SAVAŞMADAN ÖNCE BARIŞÇIL YÖNTEMLER DENERDİ
Savaşta nasıl davranılacağıyla ilgili prensipler ortaya koyan Hz. Ömer savaştan önce karşı tarafla temasa geçilmesini, onlara elçilik heyeti gönderilmesini, bu heyetin onları İslâm'a davet etmesini, kabul etmedikleri takdirde cizye ödemelerinin teklif edilmesini, bunu da kabul etmezlerse savaşılacağının kendilerine bildirilmesini istemiş, insanlık dışı tecavüzlerde bulunulmamasını, tenkil yapılmamasını, kadın ve çocukların öldürülmemesini tembih etmiştir.
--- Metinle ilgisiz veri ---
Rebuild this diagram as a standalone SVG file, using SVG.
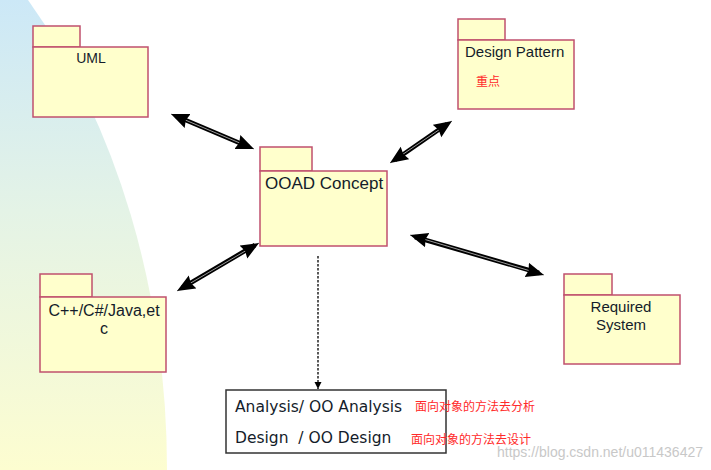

Orduların durumunu yakından takip edebilmek ve merkezle taşra arasındaki irtibatı sağlayabilmek için haberleşmeye büyük önem vermiş, bu maksatla yollara menziller yaptırmış, valilerinden devamlı raporlar istemiştir.
Hicaz, Yemen, Bahreyn, Ecnâdüşşâm (Suriye garnizonları), Kûfe, Basra (Irak) ve Fars ile Mısır Hz. Ömer zamanındaki büyük vilâyetlerdi. Bunlara bağlı birçok şehir veya bölgenin merkezlerin valilerine bağlı yahut bizzat halife tarafından tayin edilen kumandan-valileri veya âmilleri bulunuyordu. Halife ordunun asker, levâzım ve hayvan ihtiyacını kendisi Medine'de karşılıyordu. Bu dönemde askerlerin adları divan defterlerine yazılmak suretiyle âdeta zorunlu askerlik ve düzenli orduların kurulmasına adım atılmış, ziraata elverişli toprakların sulanması için bent-kanal sistemleri kurulmuş, su ihtiyacının karşılanması için yerleşim merkezlerine kanallar açılmıştır.
İSLAM HUKUK TARİHİNDE ÖNEMLİ YERİ VAR
Hz. Ömer devletin başşehri Medine'ye vali tayin etmemiş, idaresini bizzat kendisi üstlenmiştir. Devlet idaresinde âdil olunması (el-Mâide 5/8), işlerin ehline havale edilmesi (en-Nisâ 4/58) gibi Kur'an esaslarına ve bilhassa istişareye (Âl-i İmrân 3/ 159; eş-Şûrâ 42/38) büyük önem vermiştir. Adalet işlerine önceleri valiler bakarken Hz. Ömer Kûfe, Basra, Dımaşk, Filistin, Humus, Ürdün, Mısır ve Bahreyn'e kendisine bağlı kadılar tayin etmiştir.
Ebû Mûsâ el-Eş'arî'ye gönderdiği, İslâm hukuk tarihinde önemli bir yeri olan mektubunda kadının tarafsızlığı, tarafların delil getirme yükümlülüğü, anlaşıp barışma ve kadının hatalı kararından dönmesi gibi yargılama usulünün temel meselelerine temas ederken Kitap ve Sünnet'te bulunmayan hususlarda kıyas yapılması, aksi sabit oluncaya kadar bütün Müslümanların dürüst birer şahit olarak kabul edilmesi, tarafsızlığa, doğru ve kanunî delillere önem verilmesi, keyfî delillerin reddedilmesi, delilin bulunmadığı durumlarda yemine başvurulması gibi esaslara yer vermiştir. Kaynaklarda onun benzer esasları ihtiva eden başka mektupları da yer almaktadır. İslâm tarihinde ilk hapishane Hz. Ömer zamanında kurulmuş ve bunun ardından cezalarda bazı değişikliklere gidilmiştir.
BÖLGEDEKİ DENİZ TİCARETİNE OLANAK SAĞLADI
Kara yoluyla Medine'ye erzak sevki zor olduğu için Mısır Valisi Amr b. Âs, Hz. Ömer'den izin alarak Nil nehri kenarındaki Babilon şehriyle Kızıldeniz sahilindeki Külzûm (Süveyş) Limanı'nı birbirine bağlayan, firavunlar döneminde yaptırılmış ve zamanla kapanmış olan kanalı açtırmış, "Halîcü emîri'l-mü'minîn" adını verdiği su vasıtasıyla Kızıldeniz üzerinden Medine'ye erzak gönderilmesini ve Mısır, Haremeyn ile Yemen ve Hindistan arasında deniz ticareti yapılmasını sağlamıştır.
Kızıldeniz'i Akdeniz'e bağlamak üzere bir kanal açılabileceğini halifeye bildiren Amr, hacca gelenlerin gemilerini Rumlar'ın yağmalayacağı endişesini ifade eden Hz. Ömer'den izin alamadığı için bu tasavvurundan vazgeçmiştir.